— Start of Listing —
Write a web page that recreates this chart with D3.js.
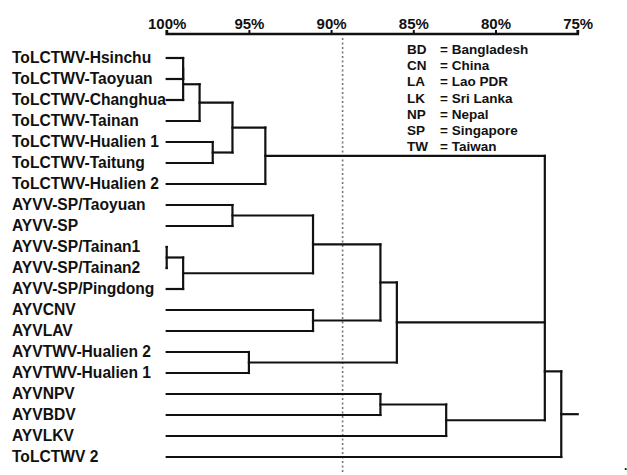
<!DOCTYPE html>
<html>
<head>
<meta charset="utf-8">
<script src="https://cdn.jsdelivr.net/npm/d3@7"></script>
<style>
  html, body { margin: 0; padding: 0; background: #fff; }
  svg { display: block; }
  text { font-family: "Liberation Sans", Arial, Helvetica, sans-serif; font-weight: bold; fill: #111; }
</style>
</head>
<body>
<svg id="chart" width="627" height="475"></svg>
<script>
// ---- data ----
const axisTicks = [100, 95, 90, 85, 80, 75];
const cutoff = 89.3;

const leaves = [
  "ToLCTWV-Hsinchu", "ToLCTWV-Taoyuan", "ToLCTWV-Changhua", "ToLCTWV-Tainan",
  "ToLCTWV-Hualien 1", "ToLCTWV-Taitung", "ToLCTWV-Hualien 2",
  "AYVV-SP/Taoyuan", "AYVV-SP", "AYVV-SP/Tainan1", "AYVV-SP/Tainan2", "AYVV-SP/Pingdong",
  "AYVCNV", "AYVLAV", "AYVTWV-Hualien 2", "AYVTWV-Hualien 1",
  "AYVNPV", "AYVBDV", "AYVLKV", "ToLCTWV 2"
];

// [node id, children, identity (%)]
const merges = [
  ["t1", ["ToLCTWV-Hsinchu", "ToLCTWV-Taoyuan"], 99],
  ["t2", ["t1", "ToLCTWV-Changhua"], 99],
  ["t3", ["t2", "ToLCTWV-Tainan"], 98],
  ["t4", ["ToLCTWV-Hualien 1", "ToLCTWV-Taitung"], 97.2],
  ["t5", ["t3", "t4"], 96],
  ["t6", ["t5", "ToLCTWV-Hualien 2"], 94],
  ["a1", ["AYVV-SP/Taoyuan", "AYVV-SP"], 96],
  ["a2", ["AYVV-SP/Tainan1", "AYVV-SP/Tainan2"], 100],
  ["a3", ["a2", "AYVV-SP/Pingdong"], 99],
  ["a4", ["a1", "a3"], 91.1],
  ["a5", ["AYVCNV", "AYVLAV"], 91.1],
  ["a6", ["a4", "a5"], 87],
  ["a7", ["AYVTWV-Hualien 2", "AYVTWV-Hualien 1"], 95],
  ["a8", ["a6", "a7"], 86],
  ["b1", ["AYVNPV", "AYVBDV"], 87],
  ["b2", ["b1", "AYVLKV"], 83],
  ["c1", ["t6", "a8", "b2"], 77],
  ["root", ["c1", "ToLCTWV 2"], 76]
];

const legendCodes = ["BD", "CN", "LA", "LK", "NP", "SP", "TW"];
const legendNames = ["Bangladesh", "China", "Lao PDR", "Sri Lanka", "Nepal", "Singapore", "Taiwan"];

// ---- build hierarchy ----
const mergeMap = new Map(merges.map(m => [m[0], m]));
function build(id) {
  const m = mergeMap.get(id);
  if (!m) return { name: id, value: 100 };
  return { name: id, value: m[2], children: m[1].map(build) };
}
const root = d3.hierarchy(build("root"));

const svg = d3.select("#chart");
const x = d3.scaleLinear().domain([100, 75]).range([166.7, 577.7]);
const y = d3.scalePoint().domain(leaves).range([58, 457]);

// compute positions
root.eachAfter(n => {
  n.px = x(n.data.value);
  if (!n.children) { n.py = y(n.data.name); }
  else {
    const c = n.children;
    n.py = (c[c.length - 2].py + c[c.length - 1].py) / 2;
  }
});

// ---- axis ----
const axisG = svg.append("g").attr("transform", "translate(0,34)")
  .call(d3.axisTop(x).tickValues(axisTicks).tickFormat(d => d + "%").tickSize(4).tickSizeOuter(4).tickPadding(1.5));
axisG.select(".domain").attr("stroke", "#111").attr("stroke-width", 2.6).attr("d", `M${x(100)},-4V0H${x(75)}V-4`);
axisG.selectAll(".tick line").attr("stroke", "#111").attr("stroke-width", 2);
axisG.selectAll(".tick text").attr("font-size", 15).attr("font-family", '"Liberation Sans", Arial, sans-serif')
  .attr("font-weight", "bold").attr("fill", "#111");

// cutoff line
svg.append("line")
  .attr("x1", x(cutoff)).attr("x2", x(cutoff))
  .attr("y1", 38).attr("y2", 473)
  .attr("stroke", "#777").attr("stroke-width", 1.6).attr("stroke-dasharray", "2,2.5");

// ---- tree ----
const g = svg.append("g").attr("fill", "none").attr("stroke", "#111").attr("stroke-width", 2.2).attr("stroke-linecap", "square");
root.descendants().forEach(n => {
  if (n.children) {
    const ys = n.children.map(c => c.py);
    g.append("line").attr("x1", n.px).attr("x2", n.px).attr("y1", d3.min(ys)).attr("y2", d3.max(ys));
    n.children.forEach(c => {
      if (c.px !== n.px || !c.children) {
        g.append("line").attr("x1", c.px).attr("x2", n.px).attr("y1", c.py).attr("y2", c.py);
      }
    });
  }
});
// root stub
g.append("line").attr("x1", root.px).attr("x2", x(75)).attr("y1", root.py).attr("y2", root.py);

// leaf labels
svg.append("g").selectAll("text").data(leaves).join("text")
  .attr("x", 12).attr("y", d => y(d) + 5.4)
  .attr("font-size", 15.6)
  .text(d => d);

// legend
const lg = svg.append("g");
legendCodes.forEach((c, i) => {
  lg.append("text").attr("x", 407).attr("y", 54 + i * 16.2).attr("font-size", 13.5).text(c);
  lg.append("text").attr("x", 440).attr("y", 54 + i * 16.2).attr("font-size", 13.5).text("= " + legendNames[i]);
});

// stray mark at bottom right
svg.append("text").attr("x", 624).attr("y", 470).attr("font-size", 12).text(".");
</script>
</body>
</html>
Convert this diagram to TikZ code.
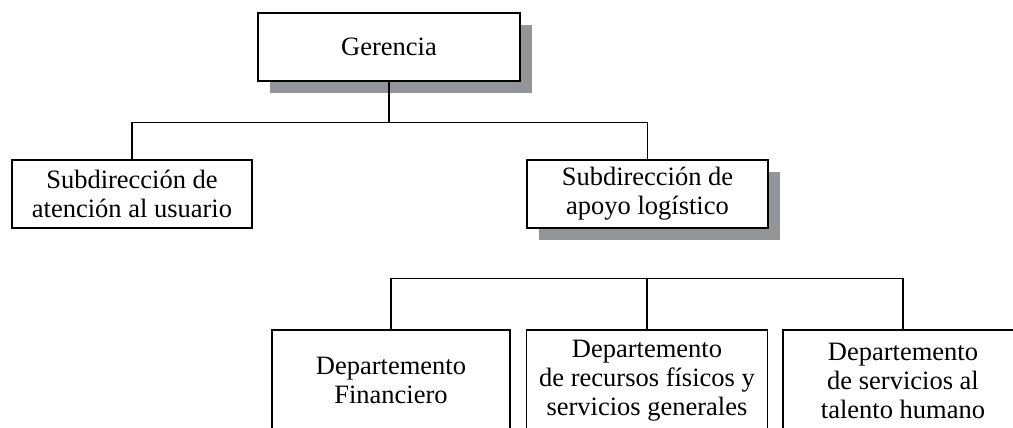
\documentclass[tikz,border=0pt]{standalone}
\usepackage{fontspec}
\setmainfont{Liberation Serif}
\usetikzlibrary{shadows}
\definecolor{shadowgray}{RGB}{147,149,152}
\begin{document}
\begin{tikzpicture}[x=1pt,y=-1pt,
  box/.style={draw=black, fill=white, line width=1.5pt, rectangle, align=center, inner sep=0pt,
    font=\fontsize{26.5}{29}\selectfont},
  shadowbox/.style={box, drop shadow={shadow xshift=12pt, shadow yshift=-12pt, fill=shadowgray, opacity=1}},
  conn/.style={draw=black, line width=1.4pt}]
\useasboundingbox (0,0) rectangle (1013,428);
\clip (0,0) rectangle (1013,428);
\node[shadowbox, minimum width=262pt, minimum height=68pt] (g) at (389,47) {Gerencia};
\node[box, minimum width=240pt, minimum height=68pt] (sl) at (132,194) {Subdirección de\\atención al usuario};
\node[shadowbox, minimum width=241pt, minimum height=68pt] (sr) at (647.5,194) {Subdirección de\\apoyo logístico};
\node[box, minimum width=238pt, minimum height=101pt] (b1) at (391,380.5) {Departemento\\Financiero};
\node[box, minimum width=241pt, minimum height=101pt] (b2) at (647,380.5) {Departemento\\de recursos físicos y\\servicios generales};
\node[box, minimum width=240pt, minimum height=101pt] (b3) at (903,380.5) {Departemento\\de servicios al\\talento humano};
\draw[conn] (g.south) -- ++(0,41) coordinate (j1);
\draw[conn] (sl.north) |- (j1) -| (sr.north);
\draw[conn] (b1.north) -- ++(0,-51) coordinate (j2);
\draw[conn] (j2) -| (b3.north);
\draw[conn] (b2.north) -- (b2.north |- j2);
\end{tikzpicture}
\end{document}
— End of Listing —
[Task details]
The records above are to be quoted exactly, with all pictures left out.

[Expected answer]
Write a web page that recreates this chart with D3.js.
<!DOCTYPE html>
<html>
<head>
<meta charset="utf-8">
<script src="https://cdn.jsdelivr.net/npm/d3@7"></script>
<style>
  html, body { margin: 0; padding: 0; background: #fff; }
  svg { display: block; }
  text { font-family: "Liberation Sans", Arial, Helvetica, sans-serif; font-weight: bold; fill: #111; }
</style>
</head>
<body>
<svg id="chart" width="627" height="475"></svg>
<script>
// ---- data ----
const axisTicks = [100, 95, 90, 85, 80, 75];
const cutoff = 89.3;

const leaves = [
  "ToLCTWV-Hsinchu", "ToLCTWV-Taoyuan", "ToLCTWV-Changhua", "ToLCTWV-Tainan",
  "ToLCTWV-Hualien 1", "ToLCTWV-Taitung", "ToLCTWV-Hualien 2",
  "AYVV-SP/Taoyuan", "AYVV-SP", "AYVV-SP/Tainan1", "AYVV-SP/Tainan2", "AYVV-SP/Pingdong",
  "AYVCNV", "AYVLAV", "AYVTWV-Hualien 2", "AYVTWV-Hualien 1",
  "AYVNPV", "AYVBDV", "AYVLKV", "ToLCTWV 2"
];

// [node id, children, identity (%)]
const merges = [
  ["t1", ["ToLCTWV-Hsinchu", "ToLCTWV-Taoyuan"], 99],
  ["t2", ["t1", "ToLCTWV-Changhua"], 99],
  ["t3", ["t2", "ToLCTWV-Tainan"], 98],
  ["t4", ["ToLCTWV-Hualien 1", "ToLCTWV-Taitung"], 97.2],
  ["t5", ["t3", "t4"], 96],
  ["t6", ["t5", "ToLCTWV-Hualien 2"], 94],
  ["a1", ["AYVV-SP/Taoyuan", "AYVV-SP"], 96],
  ["a2", ["AYVV-SP/Tainan1", "AYVV-SP/Tainan2"], 100],
  ["a3", ["a2", "AYVV-SP/Pingdong"], 99],
  ["a4", ["a1", "a3"], 91.1],
  ["a5", ["AYVCNV", "AYVLAV"], 91.1],
  ["a6", ["a4", "a5"], 87],
  ["a7", ["AYVTWV-Hualien 2", "AYVTWV-Hualien 1"], 95],
  ["a8", ["a6", "a7"], 86],
  ["b1", ["AYVNPV", "AYVBDV"], 87],
  ["b2", ["b1", "AYVLKV"], 83],
  ["c1", ["t6", "a8", "b2"], 77],
  ["root", ["c1", "ToLCTWV 2"], 76]
];

const legendCodes = ["BD", "CN", "LA", "LK", "NP", "SP", "TW"];
const legendNames = ["Bangladesh", "China", "Lao PDR", "Sri Lanka", "Nepal", "Singapore", "Taiwan"];

// ---- build hierarchy ----
const mergeMap = new Map(merges.map(m => [m[0], m]));
function build(id) {
  const m = mergeMap.get(id);
  if (!m) return { name: id, value: 100 };
  return { name: id, value: m[2], children: m[1].map(build) };
}
const root = d3.hierarchy(build("root"));

const svg = d3.select("#chart");
const x = d3.scaleLinear().domain([100, 75]).range([166.7, 577.7]);
const y = d3.scalePoint().domain(leaves).range([58, 457]);

// compute positions
root.eachAfter(n => {
  n.px = x(n.data.value);
  if (!n.children) { n.py = y(n.data.name); }
  else {
    const c = n.children;
    n.py = (c[c.length - 2].py + c[c.length - 1].py) / 2;
  }
});

// ---- axis ----
const axisG = svg.append("g").attr("transform", "translate(0,34)")
  .call(d3.axisTop(x).tickValues(axisTicks).tickFormat(d => d + "%").tickSize(4).tickSizeOuter(4).tickPadding(1.5));
axisG.select(".domain").attr("stroke", "#111").attr("stroke-width", 2.6).attr("d", `M${x(100)},-4V0H${x(75)}V-4`);
axisG.selectAll(".tick line").attr("stroke", "#111").attr("stroke-width", 2);
axisG.selectAll(".tick text").attr("font-size", 15).attr("font-family", '"Liberation Sans", Arial, sans-serif')
  .attr("font-weight", "bold").attr("fill", "#111");

// cutoff line
svg.append("line")
  .attr("x1", x(cutoff)).attr("x2", x(cutoff))
  .attr("y1", 38).attr("y2", 473)
  .attr("stroke", "#777").attr("stroke-width", 1.6).attr("stroke-dasharray", "2,2.5");

// ---- tree ----
const g = svg.append("g").attr("fill", "none").attr("stroke", "#111").attr("stroke-width", 2.2).attr("stroke-linecap", "square");
root.descendants().forEach(n => {
  if (n.children) {
    const ys = n.children.map(c => c.py);
    g.append("line").attr("x1", n.px).attr("x2", n.px).attr("y1", d3.min(ys)).attr("y2", d3.max(ys));
    n.children.forEach(c => {
      if (c.px !== n.px || !c.children) {
        g.append("line").attr("x1", c.px).attr("x2", n.px).attr("y1", c.py).attr("y2", c.py);
      }
    });
  }
});
// root stub
g.append("line").attr("x1", root.px).attr("x2", x(75)).attr("y1", root.py).attr("y2", root.py);

// leaf labels
svg.append("g").selectAll("text").data(leaves).join("text")
  .attr("x", 12).attr("y", d => y(d) + 5.4)
  .attr("font-size", 15.6)
  .text(d => d);

// legend
const lg = svg.append("g");
legendCodes.forEach((c, i) => {
  lg.append("text").attr("x", 407).attr("y", 54 + i * 16.2).attr("font-size", 13.5).text(c);
  lg.append("text").attr("x", 440).attr("y", 54 + i * 16.2).attr("font-size", 13.5).text("= " + legendNames[i]);
});

// stray mark at bottom right
svg.append("text").attr("x", 624).attr("y", 470).attr("font-size", 12).text(".");
</script>
</body>
</html>
Convert this diagram to TikZ code.
\documentclass[tikz,border=0pt]{standalone}
\usepackage{fontspec}
\setmainfont{Liberation Serif}
\usetikzlibrary{shadows}
\definecolor{shadowgray}{RGB}{147,149,152}
\begin{document}
\begin{tikzpicture}[x=1pt,y=-1pt,
  box/.style={draw=black, fill=white, line width=1.5pt, rectangle, align=center, inner sep=0pt,
    font=\fontsize{26.5}{29}\selectfont},
  shadowbox/.style={box, drop shadow={shadow xshift=12pt, shadow yshift=-12pt, fill=shadowgray, opacity=1}},
  conn/.style={draw=black, line width=1.4pt}]
\useasboundingbox (0,0) rectangle (1013,428);
\clip (0,0) rectangle (1013,428);
\node[shadowbox, minimum width=262pt, minimum height=68pt] (g) at (389,47) {Gerencia};
\node[box, minimum width=240pt, minimum height=68pt] (sl) at (132,194) {Subdirección de\\atención al usuario};
\node[shadowbox, minimum width=241pt, minimum height=68pt] (sr) at (647.5,194) {Subdirección de\\apoyo logístico};
\node[box, minimum width=238pt, minimum height=101pt] (b1) at (391,380.5) {Departemento\\Financiero};
\node[box, minimum width=241pt, minimum height=101pt] (b2) at (647,380.5) {Departemento\\de recursos físicos y\\servicios generales};
\node[box, minimum width=240pt, minimum height=101pt] (b3) at (903,380.5) {Departemento\\de servicios al\\talento humano};
\draw[conn] (g.south) -- ++(0,41) coordinate (j1);
\draw[conn] (sl.north) |- (j1) -| (sr.north);
\draw[conn] (b1.north) -- ++(0,-51) coordinate (j2);
\draw[conn] (j2) -| (b3.north);
\draw[conn] (b2.north) -- (b2.north |- j2);
\end{tikzpicture}
\end{document}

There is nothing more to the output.